Chapter Sixteen

Arms and legsovertaken with weariness, Alice climbed the steps up to the porch.

Click.Damn, they still hadn’t replaced that stupid light bulb. She fumbled; badly trembling fingers unable to locate her keys in her bag.

After several minutes of frantic scrabbling, she gave up, turned her bag upside-down and dumped the contents on the ground. On all fours she felt around in the pile of pen tops, lolly wrappers and a couple of floral-wrapped tampons until her hand closed around the Rubik’s Cube. Her lip wobbled. It was less than four weeks ago that Aaron had helped her locate her keys in the dark, both of them laughing as they made their way to the kitchen, laughing as he filled up Mum’s best shot glasses. Laughter replaced with groans of approval when he’d kissed her and stolen the last little sliver of her heart she’d kept safe from him.

The tears she’d forced back this past hour now rolled in a steady stream down her cheeks. They plopped onto the porch, drenching the fingers she used to try to stem them. Finally she located a scrunched-up tissue amid the debris on the ground and blew her nose noisily. Wiped her eyes.

She started to slowly place the items back in her bag and was standing up, door key poised, when she recognised Cathy Brightwater’s strident voice.

“Yoo-hoo, Alice?”

Alice jammed her back against the front door. Cathy, their next-door neighbour, was lovely, but made everyone’s business her business. Mostly, Alice and Polly were unerringly patient. Cathy had lost her husband in a freak motorbike accident and her son had a drug problem. Cathy needed kindness. But it was 10 p.m. on the night her friend with benefits/fake boyfriend/flirting coach had just broken her heart, and Alice was not in the mood.

Cathy, to Alice’s utmost horror, was running up the path in her dressing gown. As she got closer, Alice could detect something large waving in the air above her head.

“I saw your cab draw up and thought I should bring this over. It wouldn’t fit in your letterbox so I said I’d take it in for you.”

Alice blinked. Crying and contact lenses were an awful combination. Cathy was a blur as she came up the steps and handed the package to Alice. What she could tell as she took it was that it was fortified with reams of tape and heavier than it looked.

Cathy hovered and Alice got the impression she wanted her to open it. Which was ridiculous. It was late at night. It was pitch-black. And her world was falling apart.

She had to assert some clear boundaries. “Thank you, Cathy. I’m really tired—long day. Oh, be careful how you navigate down the steps. The outside light’s blown.”

Reluctantly, Cathy turned. Alice watched her retreat, one arm out for balance as she teetered down the path. As she closed the gate, she called out, “It says it’s from Rowena Montgomery. From some place in England. Lovely mum of yours, sending you a present.”

Alice managed a watery smile that she knew Cathy wouldn’t see so she called back, “Thanks again, Cathy. Good night.”

Inside she threw her bag and keys and the package onto the kitchen table.

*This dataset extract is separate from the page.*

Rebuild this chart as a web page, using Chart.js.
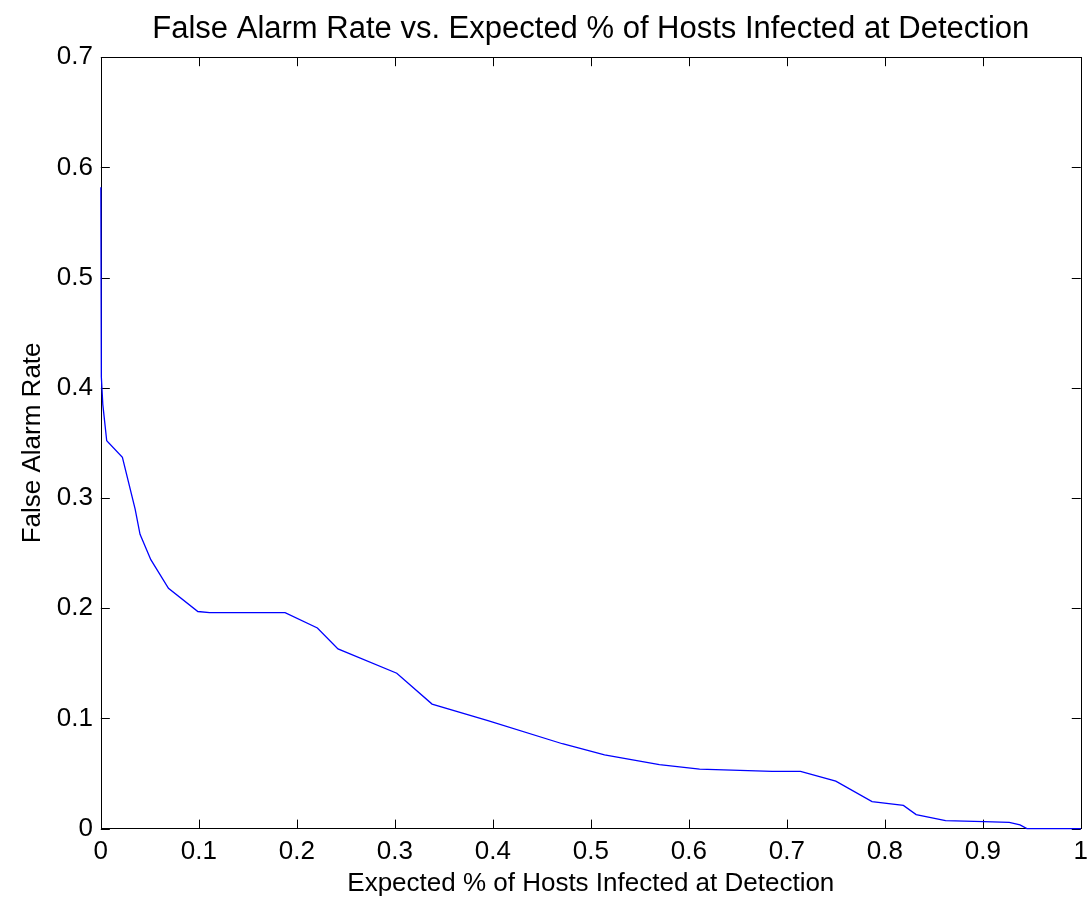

Then she went to the bathroom, jabbed around until she’d got the little bits of film out of her eyes and groped her way to the bedroom to find her glasses.

She avoided looking at the back of her bedroom door.

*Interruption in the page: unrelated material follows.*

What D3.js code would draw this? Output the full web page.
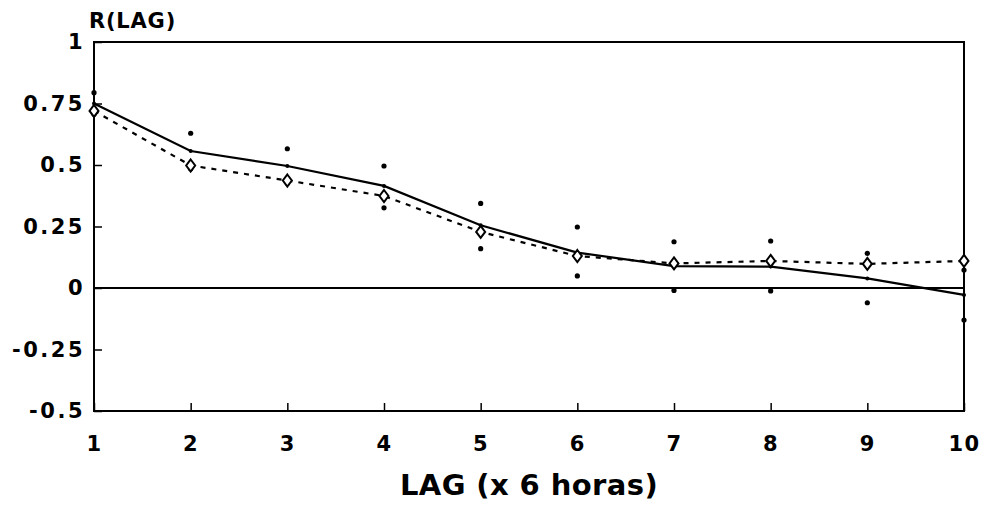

She’d probably never be able to look at her bedroom door again; she’d have to feel her way to it with her eyes scrunched shut. It was probably for the best that they’d only made love—correction, had sex—a handful of times. Otherwise the memories would be unbearable.

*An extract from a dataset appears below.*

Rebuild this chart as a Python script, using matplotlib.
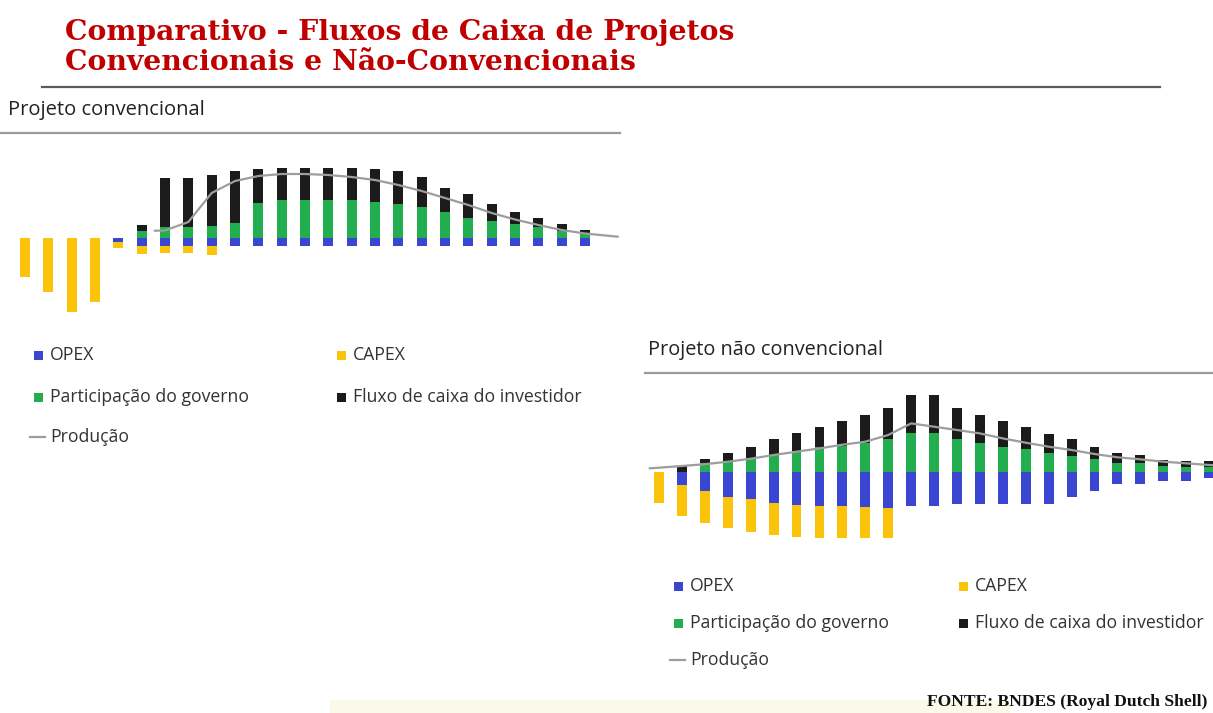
import numpy as np
import matplotlib
matplotlib.use("Agg")
import matplotlib.pyplot as plt
from matplotlib.patches import Rectangle
from matplotlib.lines import Line2D

# cash flow decomposition, arbitrary units
# conventional project (25 periods)
conv_capex = [39, 54, 74, 64, 6, 7.5, 7, 7, 9, 0, 0, 0, 0, 0, 0, 0, 0, 0, 0, 0, 0, 0, 0, 0, 0]
conv_opex = [0, 0, 0, 0, 4, 8, 8, 8, 8, 8, 8, 8, 8, 8, 8, 8, 8, 8, 8, 8, 8, 8, 8, 8, 8]
conv_gov = [0, 0, 0, 0, 0, 7, 10.7, 10.7, 12, 15.3, 34.7, 38, 38, 38, 38, 35.7, 34, 30.7, 26.3,
            19.7, 17, 14, 10.7, 7.3, 4.7]
conv_inv = [0, 0, 0, 0, 0, 6.5, 49.6, 49.6, 51, 52, 34.3, 32.3, 32.3, 32.3, 32.3, 33.3, 33.3, 30,
            24, 24.3, 17, 12.3, 9, 6.7, 3.3]
conv_prod_t = [5.57, 6, 7, 8, 9, 10, 11, 12, 13, 14, 15, 16, 17, 18, 19, 20, 21, 22, 23, 24, 25.4]
conv_prod = [7.3, 7.5, 16, 45, 57, 62, 64, 64, 63, 61, 58, 53, 47, 40, 33, 25, 18.5, 13, 8, 4.5, 1.3]

# unconventional project (25 periods)
unc_capex = [31.7, 30.7, 31.7, 31.7, 32.3, 31.7, 31.7, 32.3, 32.3, 31.7, 30.7, 0, 0, 0, 0, 0, 0, 0,
             0, 0, 0, 0, 0, 0, 0]
unc_opex = [0, 13.3, 19.3, 25, 27.7, 31.7, 33.3, 34.3, 34.3, 35, 36, 34.3, 34, 32.6, 32.6, 32.6,
            32.6, 32.6, 25, 19, 12.6, 12.6, 9.3, 9.3, 6.6]
unc_gov = [0, 0, 8.3, 10, 12.7, 16.7, 21, 25, 25.7, 29, 32.3, 38.3, 38.3, 32.3, 29, 25, 22.3, 19,
           15.7, 12.7, 9, 8.3, 6, 5, 4.3]
unc_inv = [0, 6, 4.3, 9, 12.3, 15.7, 17.3, 19.3, 25, 27.7, 31, 38.3, 38.3, 31, 27.7, 25.7, 22, 18.7,
           16.7, 12.3, 10, 8.3, 5.7, 5.7, 6.3]
unc_prod_t = [-0.4, 0, 1, 2, 3, 4, 5, 6, 7, 8, 9, 10, 11, 12, 13, 14, 15, 16, 17, 18, 19, 20, 21,
              22, 23, 24, 24.3]
unc_prod = [3.4, 4, 5.7, 7.5, 10, 13, 16.7, 20, 23.3, 27, 30, 36.7, 48.3, 45, 41.7, 38.3, 33.3, 29,
            25, 21.7, 17.7, 14.4, 12.4, 10, 8.4, 6.7, 6.3]

labels = ["OPEX", "CAPEX", "Participação do governo", "Fluxo de caixa do investidor", "Produção"]

c_opex = "#3a46d1"
c_capex = "#fcc30b"
c_gov = "#22ad4e"
c_inv = "#1c1a1b"
c_prod = "#9d9d9d"

W, H = 1213, 713
fig = plt.figure(figsize=(W / 100, H / 100), dpi=100)
fig.patch.set_facecolor("white")

sans = "Open Sans"


def fx(x):
    return x / W


def fy(y):
    return 1 - y / H


def draw_bars(ax, capex, opex, gov, inv, prod_t, prod):
    t = np.arange(len(capex))
    opex = np.array(opex)
    capex = np.array(capex)
    gov = np.array(gov)
    w = 0.43
    ax.bar(t, -opex, w, color=c_opex, linewidth=0)
    ax.bar(t, -capex, w, bottom=-opex, color=c_capex, linewidth=0)
    ax.bar(t, gov, w, color=c_gov, linewidth=0)
    ax.bar(t, inv, w, bottom=gov, color=c_inv, linewidth=0)
    ax.plot(prod_t, prod, color=c_prod, lw=1.6, solid_joinstyle="round", zorder=3)
    ax.axis("off")


# top chart: conventional
ax1 = fig.add_axes([fx(10), fy(320), fx(610), 160 / H])
draw_bars(ax1, conv_capex, conv_opex, conv_gov, conv_inv, conv_prod_t, conv_prod)
ax1.set_xlim(-0.643, 25.5)
ax1.set_ylim(-82, 78)

# bottom chart: unconventional
ax2 = fig.add_axes([fx(640), fy(545), fx(573), 160 / H])
draw_bars(ax2, unc_capex, unc_opex, unc_gov, unc_inv, unc_prod_t, unc_prod)
ax2.set_xlim(-0.829, 24.17)
ax2.set_ylim(-73.3, 86.7)

# title
fig.text(fx(65), fy(32), "Comparativo - Fluxos de Caixa de Projetos", color="#c00000",
         fontsize=20.3, fontweight="bold", family="DejaVu Serif", va="center")
fig.text(fx(65), fy(63), "Convencionais e Não-Convencionais", color="#c00000",
         fontsize=20.3, fontweight="bold", family="DejaVu Serif", va="center")
fig.add_artist(Line2D([fx(42), fx(1160)], [fy(87), fy(87)], color="#5a5a5a", lw=1.6))

# subtitles
fig.text(fx(8), fy(110), "Projeto convencional", fontsize=14.5, family=sans, color="#222222",
         va="center")
fig.add_artist(Line2D([fx(0), fx(620)], [fy(133), fy(133)], color="#9a9a9a", lw=1.6))
fig.text(fx(648), fy(350), "Projeto não convencional", fontsize=14.3, family=sans,
         color="#222222", va="center")
fig.add_artist(Line2D([fx(645), fx(1213)], [fy(373), fy(373)], color="#9a9a9a", lw=1.6))


def legend(x0, x1, rows):
    colors = [c_opex, c_capex, c_gov, c_inv]
    spots = [(x0, rows[0]), (x1, rows[0]), (x0, rows[1]), (x1, rows[1])]
    for (x, y), col, lab in zip(spots, colors, labels[:4]):
        fig.add_artist(Rectangle((fx(x - 4.5), fy(y + 4.5)), 9 / W, 9 / H, color=col, lw=0))
        fig.text(fx(x + 12), fy(y), lab, fontsize=12.7, family=sans, color="#333333",
                 va="center")
    fig.add_artist(Line2D([fx(x0 - 8), fx(x0 + 7)], [fy(rows[2]), fy(rows[2])], color=c_prod,
                          lw=1.6))
    fig.text(fx(x0 + 12), fy(rows[2]), labels[4], fontsize=12.7, family=sans, color="#333333",
             va="center")


legend(38, 341, [355, 397, 437])
legend(678, 963, [586, 623, 660])

# footer
fig.add_artist(Rectangle((fx(330), 0), fx(680), 13 / H, color="#fbfaea", lw=0))
fig.text(fx(927), fy(702), "FONTE: BNDES (Royal Dutch Shell)", fontsize=12.6, fontweight="bold",
         family="Liberation Serif", color="#111111", va="center")

fig.savefig("out.png", dpi=100)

Back in the kitchen, she stared at her mum’s bold, rounded script for long moments.

She was too tired to deal with it now…except… maybe if her mum was buying a bookshop in England, well, maybe that was her escape route. She’d go to “overcoming your flying phobia” classes, buy a round-the-world ticket and finally end up in some delightful little Harry-Potter-esque town with spires and magical happenings, and a beautiful young English man—probably an earl or a lord—would burst through the door one day, wanting to buy a first edition of Byron’s collected works and—

What was wrong with her? This was like imagining herself a dad. Only worse.

Grabbing a sharp knife, Alice sat down and ripped it through the top of the thick brown paper. Felt around inside. A raft of papers. She pulled them out and scattered them in a pile on the tabletop.

No for-sale leaflets from real estate agents. No photos of a bow-windowed shop with books on display.

Photos, yes, of the same person, and articles… Confused, she frowned as she sifted through them.

Professor Henry Beacham-Brown talks about his recent research on the life of Oscar Wilde.

Henry Beacham-Brown comes out.

Cambridge Professor comes clean about his homosexuality.

Henry in love.

Henry Beacham-Brown marries long-term partner, actor Gabriel West.

What on earth had this got to do with anything?